Patricia Owtram who was a serving Wren at the time of D-Day, at her home in London, Wednesday, April 10, 2024. D-Day, took place on June 6, 1944, the invasion of the beaches at Normandy in France by Alied forces during World War II. (AP Photo/Kirsty Wigglesworth)
Original Publication Date May 30, 2024 - 10:21 PM

LONDON (AP) — Pat Owtram didn’t need to go to war. It came to her.

As the Nazis took control of Germany and Austria, her father hired Jewish refugees to cook and clean at the family home in Lancashire, where the Owtram family raised pedigreed shorthorn cows and Pat rode a pony named Dolly.

One refugee, Lilly Getzel, was a cultured woman from Vienna who told stories of concerts and the opera — exotic fare for Pat, who rarely left her rural home because of fuel shortages. They spoke in a combination of German, Austrian German, and English.

“Wartime evenings, with petrol rationed, were pretty boring," Owtram, who will turn 101 next month, told The Associated Press. “So we did a lot of talking."

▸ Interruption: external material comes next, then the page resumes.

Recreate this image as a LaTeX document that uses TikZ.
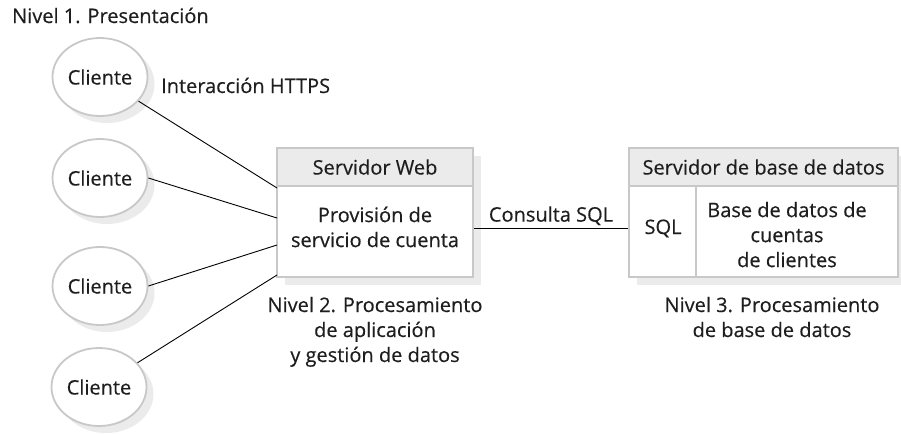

All those conversations paid off in 1942, when Owtram applied to join the Women’s Royal Naval Service, known as the Wrens, and a test showed that she was fluent in German. Overlooking a childhood illness that could have disqualified her from service, the Wrens made her one of some 400 women who served at “Y stations” along the British coast during World War II, listening in on German U-boats.

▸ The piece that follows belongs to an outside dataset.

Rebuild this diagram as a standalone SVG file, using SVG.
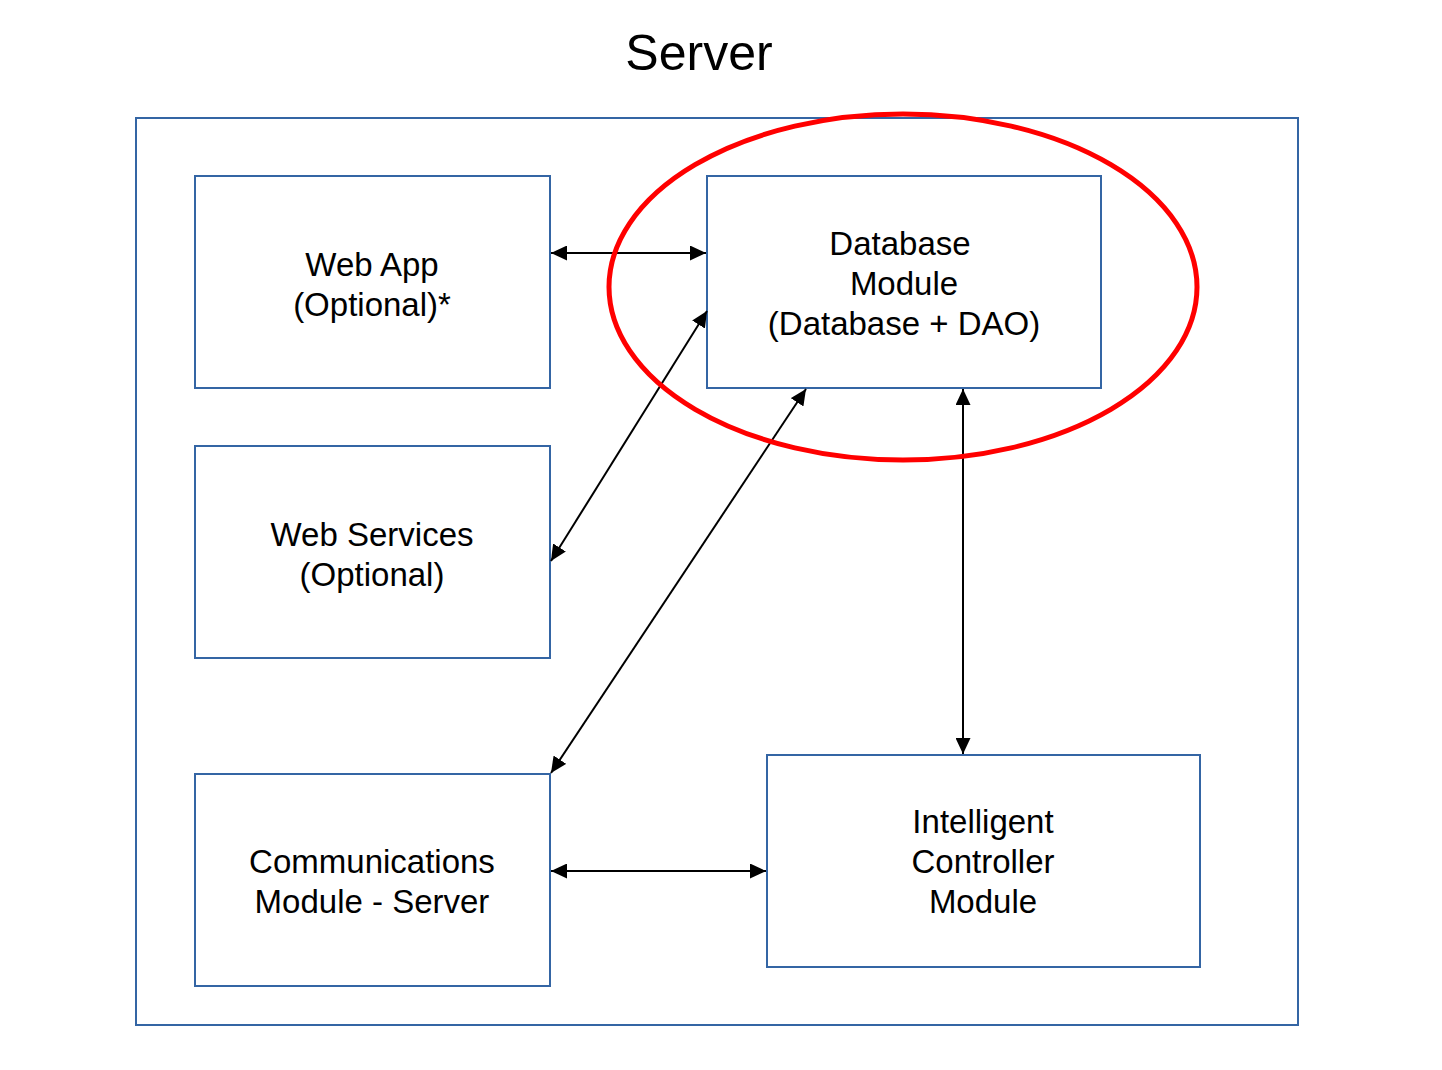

Plain language traffic was translated and passed on to the navy. But coded signals went directly to Bletchley Park, where mathematicians and analysts developed technology to decipher messages encrypted with the previously unbeatable Enigma machine, providing crucial information for Allied military planners in the run-up to D-Day.

The only downside for Owtram was that after contracting bovine tuberculosis as a child, she was barred from serving overseas. Her sister Jean, who died last year, parlayed her language and puzzle-solving skills into assignments in Egypt and Italy as a cipher officer working with the Special Operations Executive, nicknamed Churchill’s Secret Army.

“We could listen to the German fleet when the ships came out of the Baltic or went back or down the North Sea," Owtram said, describing her own service. “So my German was quite useful at home in Britain."

Owtram was awarded the Legion d’Honneur, France’s highest honor, for her work with Bletchley Park.

She did have one surreal moment in the days leading up to D-Day, as she sat on a cliff overlooking the English Channel to relax after a shift.

Looking up from her book, Owtram was startled to see Prime Minister Winston Churchill and Field Marshal Bernard Montgomery, Britain’s most senior military officer, walking up the path toward her.

“I wasn’t quite sure what to do, because if you met those kind of people in the war and were wearing a hat you saluted. If you were not wearing a hat, you did not salute,” she said, recalling her predicament. “So all I could do was wave and say, ‘Hello, everybody! Good morning!’ And, and they all said, ‘Good morning,’ and sort of smiled in a very nice friendly way.”

She heard later that Churchill and Montgomery had wanted to be seen on the Kent coast as part of Allied efforts to fool the Germans into thinking that the invasion would be targeted at Calais, not 150 miles (240 kilometers) to the west in Normandy.

After the war, Owtram worked for the British embassy in Norway and studied at the University of St. Andrews, Oxford and Harvard before getting married and settling into a career in broadcasting. She is often quoted by her married name, Davies.

While she never fired a shot in anger, Owtram and her colleagues did persuade the guards at their base near Dover to teach them how to use a machine gun.

“I did once say I thought I was the only respectable old lady in Chiswick who knew how to use a machine gun,” she said. “I hope I am never asked to demonstrate. I am sure I should miss the target these days.”